Spain agreed to take the aid in loans to be added to the public debt burden that rose to 69 percent of gross domestic product last year. The loans, which Economy Minister Luis de Guindos said will carry an interest that's more favorable than market rates, will be channeled through the country's bank-rescue fund.
The yield on Spain's 10-year bonds rose 12 basis points to 6.63 percent, approaching a euro-era record of 6.78 percent reached on Nov. 17. The gap with equivalent German securities was unchanged at 529 basis points.
While Spain said the loans would “not undermine the present conditions” of outstanding Spanish debt, Germany said the aid should come from the euro area's permanent backstop, which gives preferred status to official creditors over other bondholders.
Foreign investors cut their share of Spain's outstanding debt to 37 percent in April from 50 percent at the end of last year, Treasury data show. That left Spanish banks, helped by emergency loans from the European Central Bank, to make up the difference. They increased their share to 29 percent from 17 percent over the same period.
Capital Flight
Spain saw 22.6 billion euros of foreign investment in stocks and bonds leave the country in March, compared with 2 billion euros a year earlier, Bank of Spain data show. At a debt auction on May 17, foreign investors accounted for just 20 percent to 30 percent of buying, a government official who declined to be named told reporters in Madrid.
“Non-residents are likely to continue to reduce their exposure to the Spanish sovereign, until the fiscal situation shows definite signs of improvement, which means that Spanish banks will have to continue to take up the slack,” said Gilles Moec, co-chief economist at Deutsche Bank AG in London.
Spanish banks were among the biggest beneficiaries of 1 trillion euros of three-year emergency loans from the ECB, which were recycled into sovereign bonds in a trend Economy Minister Luis de Guindos said in April “increased the correlation between sovereign risk and banking risk.” The ECB may need to offer another round of that financing to ensure local banks can fund the sovereign, Moec said.
A day before Spain sought the bailout, Moody's Investors Service said on June 8 it may review Spain's A3 credit rating as a rescue became more likely and estimates of the cost of shoring up banks increased. As a bailout approached, “the increased risk to the country's creditors may prompt further rating actions,” Moody's said.

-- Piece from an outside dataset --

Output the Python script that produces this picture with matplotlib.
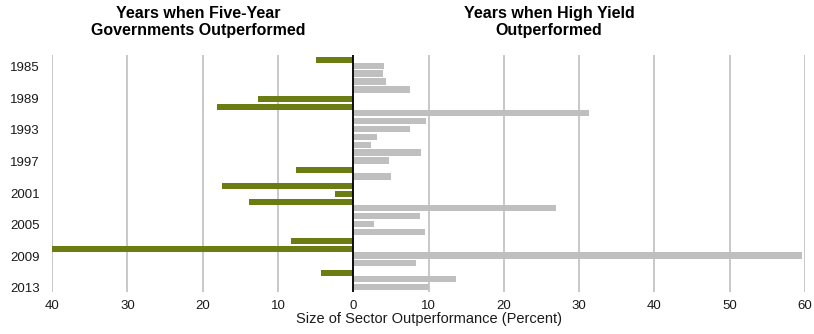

Still, Standard & Poor's Ratings Service said the bank bailout had no immediate effect on its BBB+ rating of Spain. The loan would have to “materially exceed” the 100 billion-euro ceiling for the preferred creditor status of the ESM to “reduce the likelihood of bondholders being paid in full,” the company said in a statement.
As Spain suffers its second recession since 2009 and unemployment exceeds 24 percent, banks' bad loans are set to keep rising, increasing the risk for the sovereign. The deepest austerity measures on record are undermining demand as the government tries to cut the deficit to 3 percent of GDP next year from 8.9 percent in 2011.
“There's a risk of bailout creep,” said Nicholas Spiro, managing director of Spiro Sovereign Strategy in London. “The question on the lips of every investor in the coming days and weeks will be: will the Spanish sovereign be next?”